╭─ Stored data

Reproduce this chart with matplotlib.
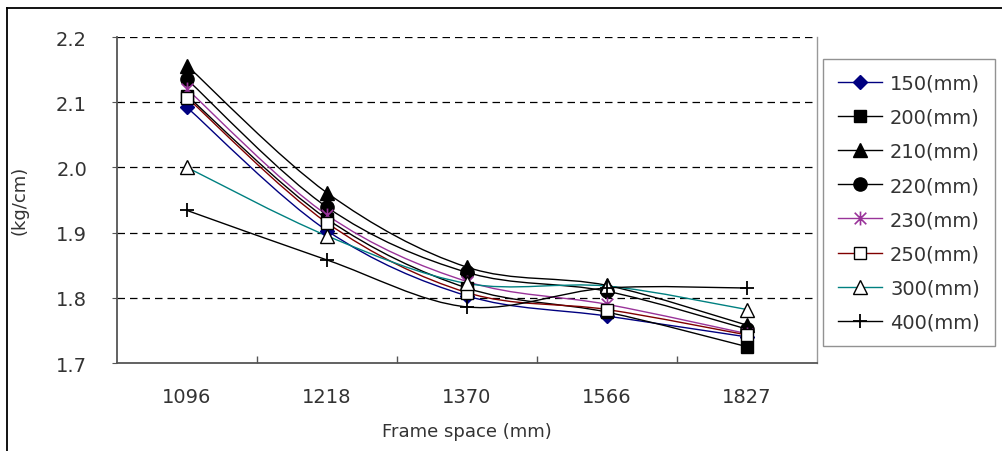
import matplotlib
matplotlib.use("Agg")
import matplotlib.pyplot as plt
from matplotlib.path import Path
from matplotlib.patches import PathPatch
from matplotlib.lines import Line2D

plt.rcParams['font.family'] = ['DejaVu Sans']

frame_space = ["1096", "1218", "1370", "1566", "1827"]
series_names = ["150(mm)", "200(mm)", "210(mm)", "220(mm)",
                "230(mm)", "250(mm)", "300(mm)", "400(mm)"]

s150 = [2.092, 1.903, 1.803, 1.772, 1.740]
s200 = [2.110, 1.921, 1.815, 1.778, 1.725]
s210 = [2.156, 1.961, 1.847, 1.819, 1.758]
s220 = [2.135, 1.939, 1.839, 1.810, 1.752]
s230 = [2.120, 1.927, 1.825, 1.790, 1.745]
s250 = [2.107, 1.915, 1.808, 1.782, 1.743]
s300 = [2.000, 1.895, 1.822, 1.818, 1.782]
s400 = [1.934, 1.858, 1.786, 1.815, 1.815]

# six-armed star marker: an "x" with a vertical stroke
star = Path([(-0.5, -0.5), (0.5, 0.5), (-0.5, 0.5), (0.5, -0.5),
             (0, -0.6), (0, 0.6)],
            [Path.MOVETO, Path.LINETO, Path.MOVETO, Path.LINETO,
             Path.MOVETO, Path.LINETO])

series = [s150, s200, s210, s220, s230, s250, s300, s400]
styles = [
    dict(color="#000080", marker="D", mfc="#000080", mec="#000080", ms=7, mew=1.0),
    dict(color="#000000", marker="s", mfc="#000000", mec="#000000", ms=8.5, mew=1.0),
    dict(color="#000000", marker="^", mfc="#000000", mec="#000000", ms=9.5, mew=1.0),
    dict(color="#000000", marker="o", mfc="#000000", mec="#000000", ms=9.5, mew=1.0),
    dict(color="#993399", marker=star, mfc="#993399", mec="#993399", ms=10, mew=1.2),
    dict(color="#800000", marker="s", mfc="white", mec="#000000", ms=8.5, mew=1.0),
    dict(color="#008080", marker="^", mfc="white", mec="#000000", ms=9.5, mew=1.0),
    dict(color="#000000", marker="+", mfc="#000000", mec="#000000", ms=10, mew=1.3),
]


def smooth_path(xs, ys):
    """Catmull-Rom style cubic Bezier path through the points."""
    n = len(xs)
    verts = [(xs[0], ys[0])]
    codes = [Path.MOVETO]
    for i in range(n - 1):
        x0, y0 = (xs[i - 1], ys[i - 1]) if i > 0 else (xs[i], ys[i])
        x1, y1 = xs[i], ys[i]
        x2, y2 = xs[i + 1], ys[i + 1]
        x3, y3 = (xs[i + 2], ys[i + 2]) if i + 2 < n else (x2, y2)
        c1 = (x1 + (x2 - x0) / 6.0, y1 + (y2 - y0) / 6.0)
        c2 = (x2 - (x3 - x1) / 6.0, y2 - (y3 - y1) / 6.0)
        verts += [c1, c2, (x2, y2)]
        codes += [Path.CURVE4] * 3
    return Path(verts, codes)


fig = plt.figure(figsize=(10.02, 4.52), dpi=100)
ax = fig.add_axes([117 / 1002, 88 / 452, 700 / 1002, 326 / 452])

xs = list(range(len(frame_space)))
handles = []
for vals, st in zip(series, styles):
    patch = PathPatch(smooth_path(xs, vals), facecolor="none",
                      edgecolor=st["color"], lw=1.0, zorder=3)
    ax.add_patch(patch)
    ax.plot(xs, vals, linestyle="none", marker=st["marker"], ms=st["ms"],
            mfc=st["mfc"], mec=st["mec"], mew=st["mew"], zorder=4)
    handles.append(Line2D([], [], color=st["color"], lw=1.0,
                          marker=st["marker"], ms=st["ms"], mfc=st["mfc"],
                          mec=st["mec"], mew=st["mew"]))

ax.set_xlim(-0.5, len(frame_space) - 0.5)
ax.set_ylim(1.7, 2.2)
ax.set_yticks([1.7, 1.8, 1.9, 2.0, 2.1, 2.2])
ax.set_yticklabels(["1.7", "1.8", "1.9", "2.0", "2.1", "2.2"])
for yv in [1.8, 1.9, 2.0, 2.1, 2.2]:
    ax.axhline(yv, color="#000000", lw=0.9, ls=(0, (6, 4)), zorder=1)

ax.set_xticks(xs)
ax.set_xticklabels(frame_space)
ax.set_xticks([i + 0.5 for i in xs[:-1]], minor=True)
ax.tick_params(axis="x", which="major", length=0, pad=17, labelsize=14,
               colors="#333333")
ax.tick_params(axis="x", which="minor", length=5, direction="in",
               color="#555555", width=1.0)
ax.tick_params(axis="y", length=3.6, direction="out", pad=18, labelsize=14,
               color="#555555", labelcolor="#333333")

for side in ("left", "bottom"):
    ax.spines[side].set_color("#555555")
    ax.spines[side].set_linewidth(1.3)
ax.spines["top"].set_visible(False)
ax.spines["right"].set_color("#999999")
ax.spines["right"].set_linewidth(1.0)

ax.set_xlabel("Frame space (mm)", fontsize=13, color="#333333", labelpad=12)
fig.text(20 / 1002, 1 - 200 / 452, "(kg/cm)", rotation=90, fontsize=13,
         color="#333333", ha="center", va="center")

leg = fig.legend(handles, series_names, loc="upper left",
                 bbox_to_anchor=(823 / 1002, 1 - 60 / 452),
                 frameon=True, fancybox=False, fontsize=14,
                 handlelength=2.3, handletextpad=0.4, labelspacing=0.78,
                 borderpad=0.75, borderaxespad=0)
leg.get_frame().set_edgecolor("#777777")
leg.get_frame().set_linewidth(1.0)
for t in leg.get_texts():
    t.set_color("#333333")

# outer frame (top and left edges)
fig.add_artist(Line2D([7 / 1002, 7 / 1002], [0, 1 - 9 / 452],
                      color="black", lw=1.3, transform=fig.transFigure))
fig.add_artist(Line2D([7 / 1002, 1], [1 - 9 / 452, 1 - 9 / 452],
                      color="black", lw=1.3, transform=fig.transFigure))

fig.savefig("out.png", dpi=100)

╰─

### Short problem
Reproduce each line word for word and drop the pictures.

### Task result
Reproduce this chart with matplotlib.
import matplotlib
matplotlib.use("Agg")
import matplotlib.pyplot as plt
from matplotlib.path import Path
from matplotlib.patches import PathPatch
from matplotlib.lines import Line2D

plt.rcParams['font.family'] = ['DejaVu Sans']

frame_space = ["1096", "1218", "1370", "1566", "1827"]
series_names = ["150(mm)", "200(mm)", "210(mm)", "220(mm)",
                "230(mm)", "250(mm)", "300(mm)", "400(mm)"]

s150 = [2.092, 1.903, 1.803, 1.772, 1.740]
s200 = [2.110, 1.921, 1.815, 1.778, 1.725]
s210 = [2.156, 1.961, 1.847, 1.819, 1.758]
s220 = [2.135, 1.939, 1.839, 1.810, 1.752]
s230 = [2.120, 1.927, 1.825, 1.790, 1.745]
s250 = [2.107, 1.915, 1.808, 1.782, 1.743]
s300 = [2.000, 1.895, 1.822, 1.818, 1.782]
s400 = [1.934, 1.858, 1.786, 1.815, 1.815]

# six-armed star marker: an "x" with a vertical stroke
star = Path([(-0.5, -0.5), (0.5, 0.5), (-0.5, 0.5), (0.5, -0.5),
             (0, -0.6), (0, 0.6)],
            [Path.MOVETO, Path.LINETO, Path.MOVETO, Path.LINETO,
             Path.MOVETO, Path.LINETO])

series = [s150, s200, s210, s220, s230, s250, s300, s400]
styles = [
    dict(color="#000080", marker="D", mfc="#000080", mec="#000080", ms=7, mew=1.0),
    dict(color="#000000", marker="s", mfc="#000000", mec="#000000", ms=8.5, mew=1.0),
    dict(color="#000000", marker="^", mfc="#000000", mec="#000000", ms=9.5, mew=1.0),
    dict(color="#000000", marker="o", mfc="#000000", mec="#000000", ms=9.5, mew=1.0),
    dict(color="#993399", marker=star, mfc="#993399", mec="#993399", ms=10, mew=1.2),
    dict(color="#800000", marker="s", mfc="white", mec="#000000", ms=8.5, mew=1.0),
    dict(color="#008080", marker="^", mfc="white", mec="#000000", ms=9.5, mew=1.0),
    dict(color="#000000", marker="+", mfc="#000000", mec="#000000", ms=10, mew=1.3),
]


def smooth_path(xs, ys):
    """Catmull-Rom style cubic Bezier path through the points."""
    n = len(xs)
    verts = [(xs[0], ys[0])]
    codes = [Path.MOVETO]
    for i in range(n - 1):
        x0, y0 = (xs[i - 1], ys[i - 1]) if i > 0 else (xs[i], ys[i])
        x1, y1 = xs[i], ys[i]
        x2, y2 = xs[i + 1], ys[i + 1]
        x3, y3 = (xs[i + 2], ys[i + 2]) if i + 2 < n else (x2, y2)
        c1 = (x1 + (x2 - x0) / 6.0, y1 + (y2 - y0) / 6.0)
        c2 = (x2 - (x3 - x1) / 6.0, y2 - (y3 - y1) / 6.0)
        verts += [c1, c2, (x2, y2)]
        codes += [Path.CURVE4] * 3
    return Path(verts, codes)


fig = plt.figure(figsize=(10.02, 4.52), dpi=100)
ax = fig.add_axes([117 / 1002, 88 / 452, 700 / 1002, 326 / 452])

xs = list(range(len(frame_space)))
handles = []
for vals, st in zip(series, styles):
    patch = PathPatch(smooth_path(xs, vals), facecolor="none",
                      edgecolor=st["color"], lw=1.0, zorder=3)
    ax.add_patch(patch)
    ax.plot(xs, vals, linestyle="none", marker=st["marker"], ms=st["ms"],
            mfc=st["mfc"], mec=st["mec"], mew=st["mew"], zorder=4)
    handles.append(Line2D([], [], color=st["color"], lw=1.0,
                          marker=st["marker"], ms=st["ms"], mfc=st["mfc"],
                          mec=st["mec"], mew=st["mew"]))

ax.set_xlim(-0.5, len(frame_space) - 0.5)
ax.set_ylim(1.7, 2.2)
ax.set_yticks([1.7, 1.8, 1.9, 2.0, 2.1, 2.2])
ax.set_yticklabels(["1.7", "1.8", "1.9", "2.0", "2.1", "2.2"])
for yv in [1.8, 1.9, 2.0, 2.1, 2.2]:
    ax.axhline(yv, color="#000000", lw=0.9, ls=(0, (6, 4)), zorder=1)

ax.set_xticks(xs)
ax.set_xticklabels(frame_space)
ax.set_xticks([i + 0.5 for i in xs[:-1]], minor=True)
ax.tick_params(axis="x", which="major", length=0, pad=17, labelsize=14,
               colors="#333333")
ax.tick_params(axis="x", which="minor", length=5, direction="in",
               color="#555555", width=1.0)
ax.tick_params(axis="y", length=3.6, direction="out", pad=18, labelsize=14,
               color="#555555", labelcolor="#333333")

for side in ("left", "bottom"):
    ax.spines[side].set_color("#555555")
    ax.spines[side].set_linewidth(1.3)
ax.spines["top"].set_visible(False)
ax.spines["right"].set_color("#999999")
ax.spines["right"].set_linewidth(1.0)

ax.set_xlabel("Frame space (mm)", fontsize=13, color="#333333", labelpad=12)
fig.text(20 / 1002, 1 - 200 / 452, "(kg/cm)", rotation=90, fontsize=13,
         color="#333333", ha="center", va="center")

leg = fig.legend(handles, series_names, loc="upper left",
                 bbox_to_anchor=(823 / 1002, 1 - 60 / 452),
                 frameon=True, fancybox=False, fontsize=14,
                 handlelength=2.3, handletextpad=0.4, labelspacing=0.78,
                 borderpad=0.75, borderaxespad=0)
leg.get_frame().set_edgecolor("#777777")
leg.get_frame().set_linewidth(1.0)
for t in leg.get_texts():
    t.set_color("#333333")

# outer frame (top and left edges)
fig.add_artist(Line2D([7 / 1002, 7 / 1002], [0, 1 - 9 / 452],
                      color="black", lw=1.3, transform=fig.transFigure))
fig.add_artist(Line2D([7 / 1002, 1], [1 - 9 / 452, 1 - 9 / 452],
                      color="black", lw=1.3, transform=fig.transFigure))

fig.savefig("out.png", dpi=100)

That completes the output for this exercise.